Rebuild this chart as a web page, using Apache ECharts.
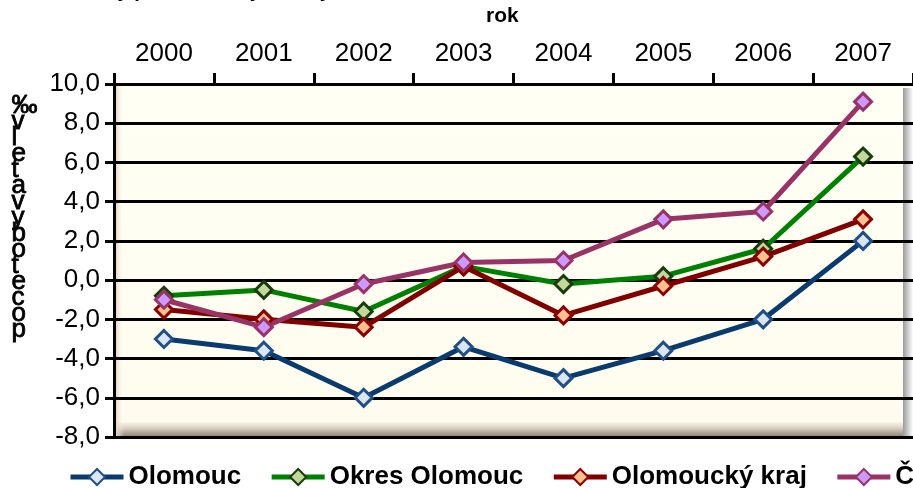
<!DOCTYPE html>
<html>
<head>
<meta charset="utf-8">
<script src="https://cdn.jsdelivr.net/npm/echarts@6/dist/echarts.min.js"></script>
<style>
  html, body { margin: 0; padding: 0; background: #ffffff; }
  #myChart { width: 913px; height: 488px; }
</style>
</head>
<body>
<div id="myChart"></div>
<script>
// kategorie (roky)
var roky = ['2000', '2001', '2002', '2003', '2004', '2005', '2006', '2007'];
// hodnoty v ‰
var olomouc = [-3.0, -3.6, -6.0, -3.4, -5.0, -3.6, -2.0, 2.0];
var okresOlomouc = [-0.8, -0.5, -1.6, 0.7, -0.2, 0.2, 1.6, 6.3];
var olomouckyKraj = [-1.5, -2.0, -2.4, 0.7, -1.8, -0.3, 1.2, 3.1];
var cr = [-1.0, -2.4, -0.2, 0.9, 1.0, 3.1, 3.5, 9.1];
// osa y
var yMin = -8, yMax = 10, yKrok = 2;

var GRID_LEFT = 114, GRID_TOP = 84, GRID_RIGHT = -6, GRID_H = 353;
var FONT = '"Liberation Sans", Arial, sans-serif';

function rada(nazev, data, barva, okraj, vypln) {
    return {
        name: nazev,
        type: 'line',
        data: data,
        symbol: 'diamond',
        symbolSize: 17,
        lineStyle: { color: barva, width: 5 },
        itemStyle: { color: vypln, borderColor: okraj, borderWidth: 3 },
        emphasis: { disabled: true },
        animation: false
    };
}

var myChart = echarts.init(document.getElementById('myChart'));
var option = {
    backgroundColor: '#ffffff',
    textStyle: { fontFamily: FONT },
    graphic: [
        // levy okraj plochy grafu (zkoseni)
        {
            type: 'rect', z: 0, silent: true,
            shape: { x: GRID_LEFT + 1, y: GRID_TOP, width: 9, height: GRID_H },
            style: {
                fill: new echarts.graphic.LinearGradient(0, 0, 1, 0, [
                    { offset: 0, color: '#e2cdbf' },
                    { offset: 1, color: 'rgba(255,255,242,0)' }
                ])
            }
        },
        // pravy stin
        {
            type: 'rect', z: 0, silent: true,
            shape: { x: 903, y: GRID_TOP + 4, width: 10, height: GRID_H - 4 },
            style: {
                fill: new echarts.graphic.LinearGradient(0, 0, 1, 0, [
                    { offset: 0, color: '#9a9a9a' },
                    { offset: 1, color: '#ffffff' }
                ])
            }
        },
        // orezany nadpis
        {
            type: 'text', left: 52, top: -19, silent: true,
            style: {
                text: 'Celkový přírůstek/úbytek obyvatelstva',
                font: 'bold 20px ' + FONT, fill: '#000000'
            }
        },
        {
            type: 'text', left: 486, top: 6, silent: true,
            style: { text: 'rok', font: 'bold 21px ' + FONT, fill: '#000000' }
        },
        {
            type: 'text', left: 11, top: 92, silent: true,
            style: {
                text: '‰\nv\nl\ne\nt\na\nv\ny\nb\no\nt\ne\nc\no\np',
                font: '26px ' + FONT, lineHeight: 16, fill: '#000000',
                stroke: '#000000', lineWidth: 0.8
            }
        }
    ],
    grid: {
        left: GRID_LEFT,
        top: GRID_TOP,
        right: GRID_RIGHT,
        height: GRID_H,
        show: true,
        borderWidth: 0,
        backgroundColor: new echarts.graphic.LinearGradient(0, 0, 0, 1, [
            { offset: 0, color: '#fffff4' },
            { offset: 0.955, color: '#fffcef' },
            { offset: 0.975, color: '#d8cfc0' },
            { offset: 1, color: '#8a8072' }
        ])
    },
    legend: {
        left: 63,
        top: 459,
        width: 1000,
        itemWidth: 53,
        itemHeight: 20,
        itemGap: 28,
        data: ['Olomouc', 'Okres Olomouc', 'Olomoucký kraj', 'ČR'],
        lineStyle: { width: 5 },
        textStyle: { fontSize: 26, fontWeight: 'bold', color: '#000000', fontFamily: FONT }
    },
    xAxis: {
        type: 'category',
        position: 'top',
        data: roky,
        boundaryGap: true,
        axisLine: { show: true, onZero: false, lineStyle: { color: '#000000', width: 3 } },
        axisTick: { show: true, length: 11, lineStyle: { color: '#000000', width: 3 } },
        axisLabel: { fontSize: 26, color: '#000000', margin: 17, fontFamily: FONT },
        splitLine: { show: false }
    },
    yAxis: {
        type: 'value',
        min: yMin,
        max: yMax,
        interval: yKrok,
        axisLine: { show: true, lineStyle: { color: '#000000', width: 3 } },
        axisTick: { show: true, length: 9, lineStyle: { color: '#000000', width: 3 } },
        axisLabel: {
            fontSize: 26, color: '#000000', margin: 14, fontFamily: FONT,
            formatter: function (v) { return v.toFixed(1).replace('.', ','); }
        },
        splitLine: { show: true, lineStyle: { color: '#000000', width: 3 } }
    },
    series: [
        rada('Olomouc', olomouc, '#0a3b6e', '#1f4f86', '#dce6f2'),
        rada('Okres Olomouc', okresOlomouc, '#008000', '#173d0c', '#c4d79b'),
        rada('Olomoucký kraj', olomouckyKraj, '#800000', '#8b0000', '#fac090'),
        rada('ČR', cr, '#993366', '#993366', '#cc99ff')
    ]
};
myChart.setOption(option);
window.addEventListener('resize', myChart.resize);
</script>
</body>
</html>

## TASK STATEMENT
Repeat the material above verbatim, with no pictures in the output.

## REPLY TO THE EXERCISE
Rebuild this chart as a web page, using Apache ECharts.
<!DOCTYPE html>
<html>
<head>
<meta charset="utf-8">
<script src="https://cdn.jsdelivr.net/npm/echarts@6/dist/echarts.min.js"></script>
<style>
  html, body { margin: 0; padding: 0; background: #ffffff; }
  #myChart { width: 913px; height: 488px; }
</style>
</head>
<body>
<div id="myChart"></div>
<script>
// kategorie (roky)
var roky = ['2000', '2001', '2002', '2003', '2004', '2005', '2006', '2007'];
// hodnoty v ‰
var olomouc = [-3.0, -3.6, -6.0, -3.4, -5.0, -3.6, -2.0, 2.0];
var okresOlomouc = [-0.8, -0.5, -1.6, 0.7, -0.2, 0.2, 1.6, 6.3];
var olomouckyKraj = [-1.5, -2.0, -2.4, 0.7, -1.8, -0.3, 1.2, 3.1];
var cr = [-1.0, -2.4, -0.2, 0.9, 1.0, 3.1, 3.5, 9.1];
// osa y
var yMin = -8, yMax = 10, yKrok = 2;

var GRID_LEFT = 114, GRID_TOP = 84, GRID_RIGHT = -6, GRID_H = 353;
var FONT = '"Liberation Sans", Arial, sans-serif';

function rada(nazev, data, barva, okraj, vypln) {
    return {
        name: nazev,
        type: 'line',
        data: data,
        symbol: 'diamond',
        symbolSize: 17,
        lineStyle: { color: barva, width: 5 },
        itemStyle: { color: vypln, borderColor: okraj, borderWidth: 3 },
        emphasis: { disabled: true },
        animation: false
    };
}

var myChart = echarts.init(document.getElementById('myChart'));
var option = {
    backgroundColor: '#ffffff',
    textStyle: { fontFamily: FONT },
    graphic: [
        // levy okraj plochy grafu (zkoseni)
        {
            type: 'rect', z: 0, silent: true,
            shape: { x: GRID_LEFT + 1, y: GRID_TOP, width: 9, height: GRID_H },
            style: {
                fill: new echarts.graphic.LinearGradient(0, 0, 1, 0, [
                    { offset: 0, color: '#e2cdbf' },
                    { offset: 1, color: 'rgba(255,255,242,0)' }
                ])
            }
        },
        // pravy stin
        {
            type: 'rect', z: 0, silent: true,
            shape: { x: 903, y: GRID_TOP + 4, width: 10, height: GRID_H - 4 },
            style: {
                fill: new echarts.graphic.LinearGradient(0, 0, 1, 0, [
                    { offset: 0, color: '#9a9a9a' },
                    { offset: 1, color: '#ffffff' }
                ])
            }
        },
        // orezany nadpis
        {
            type: 'text', left: 52, top: -19, silent: true,
            style: {
                text: 'Celkový přírůstek/úbytek obyvatelstva',
                font: 'bold 20px ' + FONT, fill: '#000000'
            }
        },
        {
            type: 'text', left: 486, top: 6, silent: true,
            style: { text: 'rok', font: 'bold 21px ' + FONT, fill: '#000000' }
        },
        {
            type: 'text', left: 11, top: 92, silent: true,
            style: {
                text: '‰\nv\nl\ne\nt\na\nv\ny\nb\no\nt\ne\nc\no\np',
                font: '26px ' + FONT, lineHeight: 16, fill: '#000000',
                stroke: '#000000', lineWidth: 0.8
            }
        }
    ],
    grid: {
        left: GRID_LEFT,
        top: GRID_TOP,
        right: GRID_RIGHT,
        height: GRID_H,
        show: true,
        borderWidth: 0,
        backgroundColor: new echarts.graphic.LinearGradient(0, 0, 0, 1, [
            { offset: 0, color: '#fffff4' },
            { offset: 0.955, color: '#fffcef' },
            { offset: 0.975, color: '#d8cfc0' },
            { offset: 1, color: '#8a8072' }
        ])
    },
    legend: {
        left: 63,
        top: 459,
        width: 1000,
        itemWidth: 53,
        itemHeight: 20,
        itemGap: 28,
        data: ['Olomouc', 'Okres Olomouc', 'Olomoucký kraj', 'ČR'],
        lineStyle: { width: 5 },
        textStyle: { fontSize: 26, fontWeight: 'bold', color: '#000000', fontFamily: FONT }
    },
    xAxis: {
        type: 'category',
        position: 'top',
        data: roky,
        boundaryGap: true,
        axisLine: { show: true, onZero: false, lineStyle: { color: '#000000', width: 3 } },
        axisTick: { show: true, length: 11, lineStyle: { color: '#000000', width: 3 } },
        axisLabel: { fontSize: 26, color: '#000000', margin: 17, fontFamily: FONT },
        splitLine: { show: false }
    },
    yAxis: {
        type: 'value',
        min: yMin,
        max: yMax,
        interval: yKrok,
        axisLine: { show: true, lineStyle: { color: '#000000', width: 3 } },
        axisTick: { show: true, length: 9, lineStyle: { color: '#000000', width: 3 } },
        axisLabel: {
            fontSize: 26, color: '#000000', margin: 14, fontFamily: FONT,
            formatter: function (v) { return v.toFixed(1).replace('.', ','); }
        },
        splitLine: { show: true, lineStyle: { color: '#000000', width: 3 } }
    },
    series: [
        rada('Olomouc', olomouc, '#0a3b6e', '#1f4f86', '#dce6f2'),
        rada('Okres Olomouc', okresOlomouc, '#008000', '#173d0c', '#c4d79b'),
        rada('Olomoucký kraj', olomouckyKraj, '#800000', '#8b0000', '#fac090'),
        rada('ČR', cr, '#993366', '#993366', '#cc99ff')
    ]
};
myChart.setOption(option);
window.addEventListener('resize', myChart.resize);
</script>
</body>
</html>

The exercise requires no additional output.